What does this mean for employers in the state? It's another case that has, depending on your perspective, eroded the at-will employment doctrine in Connecticut further, or expanded wrongful discharge claims to protect employees who report violations of state law. Although the employer ultimately prevailed at trial, the cost of the litigation as well as the uncertainty regarding the outcome must have weighed on the employer.

For employers in the food-services industry, the decision takes on some added significance. Because complaints regarding other employee's violations of liquor laws could give rise to a wrongful discharge claim under this decision, employers should consider investigating such complaints and ensuring that its supervisors do not retaliate against employees who make such complaints. Advice of legal counsel to discuss the particular circumstances should also be considered.

Court Oks "Firing" a Not Yet Hired "Employee"

"You're hired. No wait, you're fired."

That's essentially what happened in the case of Petitte v. DSL.net, a decision recently handed down by the Connecticut Appellate Court.  The Appeals Court rejected Mr. Petitte's claims that the company should be estopped from firing him.

The background is fairly straight-forward:

  • Mr. Petitte applied for a position as regional sales manager.
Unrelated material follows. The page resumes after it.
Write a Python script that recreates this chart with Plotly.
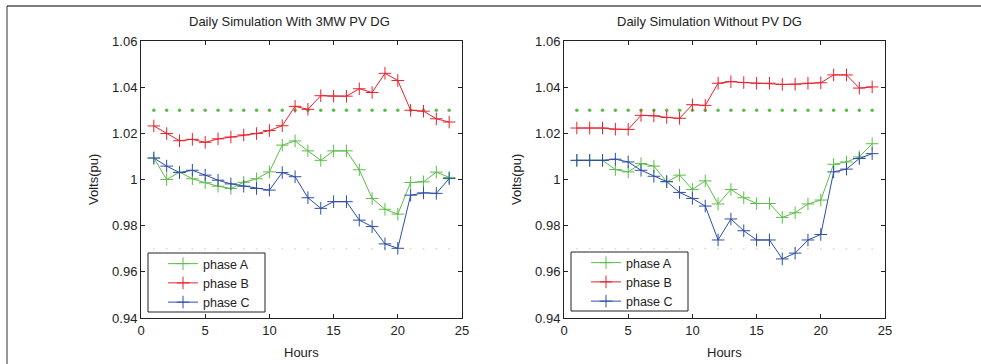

The Company offered him a position, including an offer letter, after which he resigned from his then-current job. 
  • Upon his first day of work, however, his supervisor told him to go home. 
  • Later that day, the Company informed him that it had changed it mind about hiring him, as a result of information they received while checking his references.
  • Shortly after that, Mr. Petitte filed suit alleging breach of contract, negligent misrepresentation and infliction of emotional distress.
  • DSL.net argued that because Mr. Petitte was an at-will employee, it could terminate him at any time for any reason -- even if it occurred before his start date.
  • The trial court concluded that DSL.net was correct and dismissed Petitte's claims.

On appeal, Mr. Petitte made the novel argument that because he never started work, he never became an employee.  Thus, he argued the employment-at- will doctrine didn't apply. This was an issue of first impression to the Connecticut Appellate Court.

The Appellate Court held that logic dictates that there is no distinction between the offer of employment and the actual act of employment when the employment relationship is at will. Because of this, the employment-at-will doctrine applies to the entire employment situation, including offers of at-will employment. The court noted that prospective employees should now be on notice of the risks they face when resigning from an existing job to accept employment elsewhere.

For employers in Connecticut, it's a common sense decision.  But this case shows that even if you are in the "right" at the end, it may be a costly fight to fight.  In addition, offer letters should always note that the offers are contingent upon background checks.  This will ensure that employers have an additional argument if, in the unlikely event, the offer has to be withdrawn.